Direction: Repeat the listing that follows, character for character, minus the pictures.

Supplied data:
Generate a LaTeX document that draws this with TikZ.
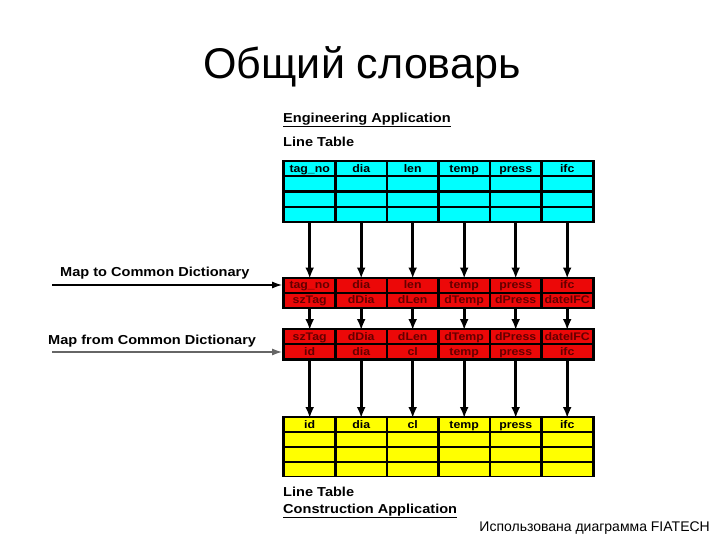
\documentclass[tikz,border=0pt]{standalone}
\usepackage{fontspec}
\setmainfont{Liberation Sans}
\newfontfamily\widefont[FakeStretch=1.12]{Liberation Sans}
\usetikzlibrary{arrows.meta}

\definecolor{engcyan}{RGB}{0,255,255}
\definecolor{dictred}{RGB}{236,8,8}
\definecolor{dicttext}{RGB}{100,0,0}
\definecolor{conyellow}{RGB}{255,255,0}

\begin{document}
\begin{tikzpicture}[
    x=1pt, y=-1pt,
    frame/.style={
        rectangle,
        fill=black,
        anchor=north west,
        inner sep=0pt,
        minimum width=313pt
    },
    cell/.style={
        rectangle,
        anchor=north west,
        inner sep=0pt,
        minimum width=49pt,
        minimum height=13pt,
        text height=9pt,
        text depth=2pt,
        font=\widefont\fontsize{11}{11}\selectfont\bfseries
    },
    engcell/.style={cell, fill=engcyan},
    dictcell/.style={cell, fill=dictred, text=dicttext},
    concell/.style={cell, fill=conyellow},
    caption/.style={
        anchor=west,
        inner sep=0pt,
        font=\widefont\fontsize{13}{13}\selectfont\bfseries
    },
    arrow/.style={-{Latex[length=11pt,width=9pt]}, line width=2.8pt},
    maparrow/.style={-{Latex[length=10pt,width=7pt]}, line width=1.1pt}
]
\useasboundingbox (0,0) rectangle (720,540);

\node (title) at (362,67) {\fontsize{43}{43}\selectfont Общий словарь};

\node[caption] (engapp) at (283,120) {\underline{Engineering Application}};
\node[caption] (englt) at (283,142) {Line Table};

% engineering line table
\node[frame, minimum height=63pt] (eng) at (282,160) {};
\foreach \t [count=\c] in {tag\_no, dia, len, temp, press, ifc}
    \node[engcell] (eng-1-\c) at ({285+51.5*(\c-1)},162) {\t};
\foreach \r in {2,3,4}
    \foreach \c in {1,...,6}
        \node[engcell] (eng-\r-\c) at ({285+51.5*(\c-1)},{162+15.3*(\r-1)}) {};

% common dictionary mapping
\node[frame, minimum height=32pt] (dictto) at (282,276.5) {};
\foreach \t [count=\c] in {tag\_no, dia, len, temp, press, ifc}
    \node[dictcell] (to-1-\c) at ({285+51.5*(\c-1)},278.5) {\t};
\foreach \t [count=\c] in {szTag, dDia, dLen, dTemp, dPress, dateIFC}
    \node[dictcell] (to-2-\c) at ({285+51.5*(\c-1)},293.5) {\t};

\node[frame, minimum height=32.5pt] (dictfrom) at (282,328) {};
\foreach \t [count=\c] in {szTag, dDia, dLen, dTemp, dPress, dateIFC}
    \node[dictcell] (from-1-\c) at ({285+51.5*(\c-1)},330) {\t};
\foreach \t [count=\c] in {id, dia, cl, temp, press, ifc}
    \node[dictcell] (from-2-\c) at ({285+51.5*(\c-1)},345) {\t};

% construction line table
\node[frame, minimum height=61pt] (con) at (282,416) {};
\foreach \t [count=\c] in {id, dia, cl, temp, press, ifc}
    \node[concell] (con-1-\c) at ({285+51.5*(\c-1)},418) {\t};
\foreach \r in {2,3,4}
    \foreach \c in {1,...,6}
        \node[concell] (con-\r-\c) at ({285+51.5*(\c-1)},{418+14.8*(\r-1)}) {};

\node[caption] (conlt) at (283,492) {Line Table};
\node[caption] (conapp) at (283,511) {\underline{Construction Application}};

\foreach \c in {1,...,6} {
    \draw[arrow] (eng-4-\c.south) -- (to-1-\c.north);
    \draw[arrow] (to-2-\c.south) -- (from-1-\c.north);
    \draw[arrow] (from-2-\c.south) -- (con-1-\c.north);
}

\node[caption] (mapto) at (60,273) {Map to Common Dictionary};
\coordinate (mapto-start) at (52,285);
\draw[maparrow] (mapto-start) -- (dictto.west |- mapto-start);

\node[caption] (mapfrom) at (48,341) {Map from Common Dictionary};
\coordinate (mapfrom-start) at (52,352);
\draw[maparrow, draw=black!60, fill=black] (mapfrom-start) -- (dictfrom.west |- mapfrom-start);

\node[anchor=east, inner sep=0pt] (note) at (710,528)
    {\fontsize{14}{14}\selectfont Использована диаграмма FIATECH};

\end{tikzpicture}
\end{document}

Solution to the problem:
Generate a LaTeX document that draws this with TikZ.
\documentclass[tikz,border=0pt]{standalone}
\usepackage{fontspec}
\setmainfont{Liberation Sans}
\newfontfamily\widefont[FakeStretch=1.12]{Liberation Sans}
\usetikzlibrary{arrows.meta}

\definecolor{engcyan}{RGB}{0,255,255}
\definecolor{dictred}{RGB}{236,8,8}
\definecolor{dicttext}{RGB}{100,0,0}
\definecolor{conyellow}{RGB}{255,255,0}

\begin{document}
\begin{tikzpicture}[
    x=1pt, y=-1pt,
    frame/.style={
        rectangle,
        fill=black,
        anchor=north west,
        inner sep=0pt,
        minimum width=313pt
    },
    cell/.style={
        rectangle,
        anchor=north west,
        inner sep=0pt,
        minimum width=49pt,
        minimum height=13pt,
        text height=9pt,
        text depth=2pt,
        font=\widefont\fontsize{11}{11}\selectfont\bfseries
    },
    engcell/.style={cell, fill=engcyan},
    dictcell/.style={cell, fill=dictred, text=dicttext},
    concell/.style={cell, fill=conyellow},
    caption/.style={
        anchor=west,
        inner sep=0pt,
        font=\widefont\fontsize{13}{13}\selectfont\bfseries
    },
    arrow/.style={-{Latex[length=11pt,width=9pt]}, line width=2.8pt},
    maparrow/.style={-{Latex[length=10pt,width=7pt]}, line width=1.1pt}
]
\useasboundingbox (0,0) rectangle (720,540);

\node (title) at (362,67) {\fontsize{43}{43}\selectfont Общий словарь};

\node[caption] (engapp) at (283,120) {\underline{Engineering Application}};
\node[caption] (englt) at (283,142) {Line Table};

% engineering line table
\node[frame, minimum height=63pt] (eng) at (282,160) {};
\foreach \t [count=\c] in {tag\_no, dia, len, temp, press, ifc}
    \node[engcell] (eng-1-\c) at ({285+51.5*(\c-1)},162) {\t};
\foreach \r in {2,3,4}
    \foreach \c in {1,...,6}
        \node[engcell] (eng-\r-\c) at ({285+51.5*(\c-1)},{162+15.3*(\r-1)}) {};

% common dictionary mapping
\node[frame, minimum height=32pt] (dictto) at (282,276.5) {};
\foreach \t [count=\c] in {tag\_no, dia, len, temp, press, ifc}
    \node[dictcell] (to-1-\c) at ({285+51.5*(\c-1)},278.5) {\t};
\foreach \t [count=\c] in {szTag, dDia, dLen, dTemp, dPress, dateIFC}
    \node[dictcell] (to-2-\c) at ({285+51.5*(\c-1)},293.5) {\t};

\node[frame, minimum height=32.5pt] (dictfrom) at (282,328) {};
\foreach \t [count=\c] in {szTag, dDia, dLen, dTemp, dPress, dateIFC}
    \node[dictcell] (from-1-\c) at ({285+51.5*(\c-1)},330) {\t};
\foreach \t [count=\c] in {id, dia, cl, temp, press, ifc}
    \node[dictcell] (from-2-\c) at ({285+51.5*(\c-1)},345) {\t};

% construction line table
\node[frame, minimum height=61pt] (con) at (282,416) {};
\foreach \t [count=\c] in {id, dia, cl, temp, press, ifc}
    \node[concell] (con-1-\c) at ({285+51.5*(\c-1)},418) {\t};
\foreach \r in {2,3,4}
    \foreach \c in {1,...,6}
        \node[concell] (con-\r-\c) at ({285+51.5*(\c-1)},{418+14.8*(\r-1)}) {};

\node[caption] (conlt) at (283,492) {Line Table};
\node[caption] (conapp) at (283,511) {\underline{Construction Application}};

\foreach \c in {1,...,6} {
    \draw[arrow] (eng-4-\c.south) -- (to-1-\c.north);
    \draw[arrow] (to-2-\c.south) -- (from-1-\c.north);
    \draw[arrow] (from-2-\c.south) -- (con-1-\c.north);
}

\node[caption] (mapto) at (60,273) {Map to Common Dictionary};
\coordinate (mapto-start) at (52,285);
\draw[maparrow] (mapto-start) -- (dictto.west |- mapto-start);

\node[caption] (mapfrom) at (48,341) {Map from Common Dictionary};
\coordinate (mapfrom-start) at (52,352);
\draw[maparrow, draw=black!60, fill=black] (mapfrom-start) -- (dictfrom.west |- mapfrom-start);

\node[anchor=east, inner sep=0pt] (note) at (710,528)
    {\fontsize{14}{14}\selectfont Использована диаграмма FIATECH};

\end{tikzpicture}
\end{document}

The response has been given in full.